Kimberley Process Faces First Test

The Kimberley Process is supposed to eliminate conflict diamonds by keeping countries without proper rough import and export controls from importing stones into the legitimate stream of commerce. Now, the process faces its first real test in the case of the Central African Republic.

Rebels there recently staged a coup and won control of the country’s diamond mines. Because of this, the nongovernmental organization Global Witness has asked that the Central African Republic be ejected from Kimberley.

“Since rebels have seized power and overthrown a legitimate government, the Central African Republic is now in violation of the Kimberley Process,” Corinna Gilfillan, a Global Witness campaigner, said in a statement. “This situation is a real test of whether the Kimberley Process is doing its job effectively or is merely a rubber-stamping exercise.”

The Global Witness release was followed by one from the World Diamond Council, the industry group managing the conflict diamond issue. The WDC didn’t go as far as Global Witness, asking only that the Central African Republic’s participation be “reviewed,” but it did charge that the country is no longer capable of issuing Kimberley Process certificates.

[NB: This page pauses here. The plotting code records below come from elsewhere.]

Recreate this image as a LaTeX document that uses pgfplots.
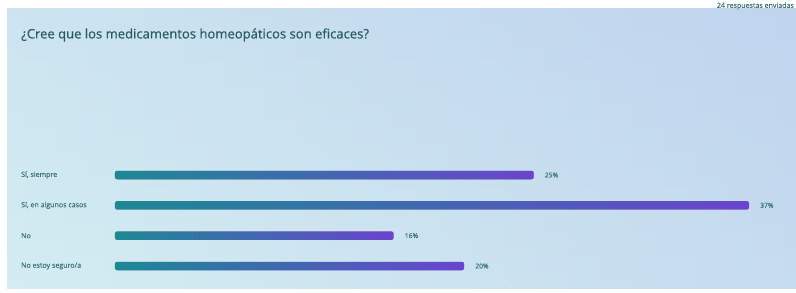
\documentclass[border=0pt]{standalone}
\usepackage{pgfplots}
\pgfplotsset{compat=1.18}
\usepackage{fontspec}
\setmainfont{Open Sans}
\definecolor{bgL}{RGB}{212,238,242}
\definecolor{bgR}{RGB}{192,212,238}
\definecolor{bgB}{RGB}{212,236,242}
\definecolor{barL}{RGB}{28,137,148}
\definecolor{barM}{RGB}{58,112,212}
\definecolor{barR}{RGB}{106,68,206}
\definecolor{titlec}{RGB}{40,92,100}
\definecolor{labc}{RGB}{62,116,122}
\begin{document}
\begin{tikzpicture}
\useasboundingbox (0,0) rectangle (796bp,293bp);
\clip (0,0) rectangle (796bp,293bp);
\fill[white] (0,0) rectangle (796bp,293bp);
\shade[left color=bgL, right color=bgR] (7bp,4bp) rectangle (796bp,284bp);
\shade[top color=bgR, bottom color=bgB, opacity=0.35] (7bp,4bp) rectangle (796bp,284bp);
\node[anchor=west, text=titlec, font=\fontsize{13.1}{16}\selectfont\addfontfeature{FakeBold=0.5}, inner sep=0] at (21bp,258bp) {¿Cree que los medicamentos homeopáticos son eficaces?};
\node[anchor=east, text=labc, font=\fontsize{7.1}{8}\selectfont\addfontfeature{FakeBold=0.3}, inner sep=0] at (794bp,287bp) {24 respuestas enviadas};
\begin{axis}[
  at={(0,0)}, anchor=south west,
  scale only axis, width=796bp, height=293bp,
  xmin=-6.711, xmax=39.743,
  ymin=-0.89, ymax=8.77,
  axis line style={draw=none},
  major tick length=0pt,
  xtick=\empty,
  ytick={0,1,2,3},
  yticklabels={No estoy seguro/a, No, {Sí, en algunos casos}, {Sí, siempre}},
  yticklabel style={anchor=west, xshift=21bp, text=labc, font=\fontsize{7.1}{8}\selectfont\addfontfeature{FakeBold=0.4}, inner sep=0},
  xbar, bar width=8.5bp, bar shift=0pt,
  point meta=explicit symbolic,
  nodes near coords,
  nodes near coords style={anchor=west, xshift=11bp, text=labc, font=\fontsize{6.8}{8}\selectfont\addfontfeature{FakeBold=0.3}, inner sep=0},
  every axis plot/.append style={draw=none, left color=barL, middle color=barM, right color=barR, rounded corners=2bp},
  clip=false,
]
\addplot coordinates {(20.37,0) [20\%]};
\addplot coordinates {(16.26,1) [16\%]};
\addplot coordinates {(37,2) [37\%]};
\addplot coordinates {(24.43,3) [25\%]};
\end{axis}
\end{tikzpicture}
\end{document}
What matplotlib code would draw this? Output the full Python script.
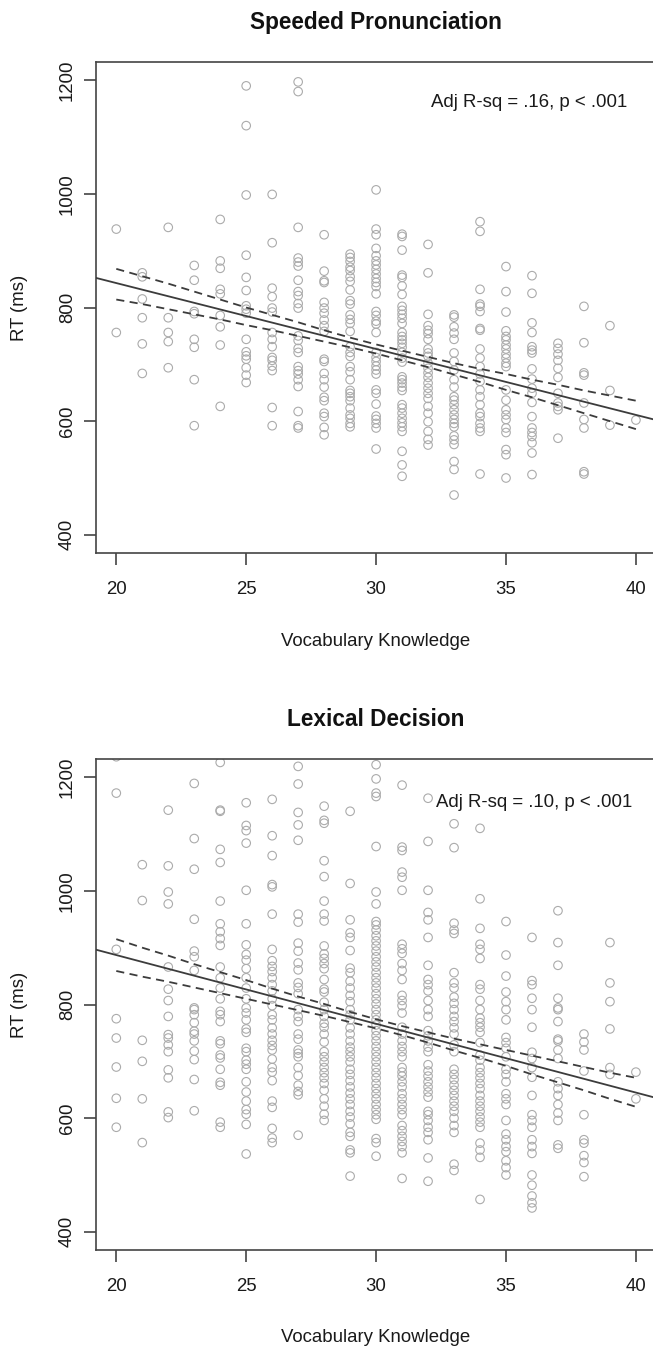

“Reports of lawlessness in the country are widespread following the rebel takeover, with serious abuses of human rights documented,” said WDC chairman Eli Izhakoff in a letter to Kimberley Process chairman Abbey Chikane. “The expatriate diamond community has been the target of selective plundering and looting expeditions by uniformed gangs… We must assume that this situation will continue until law and order has been restored.”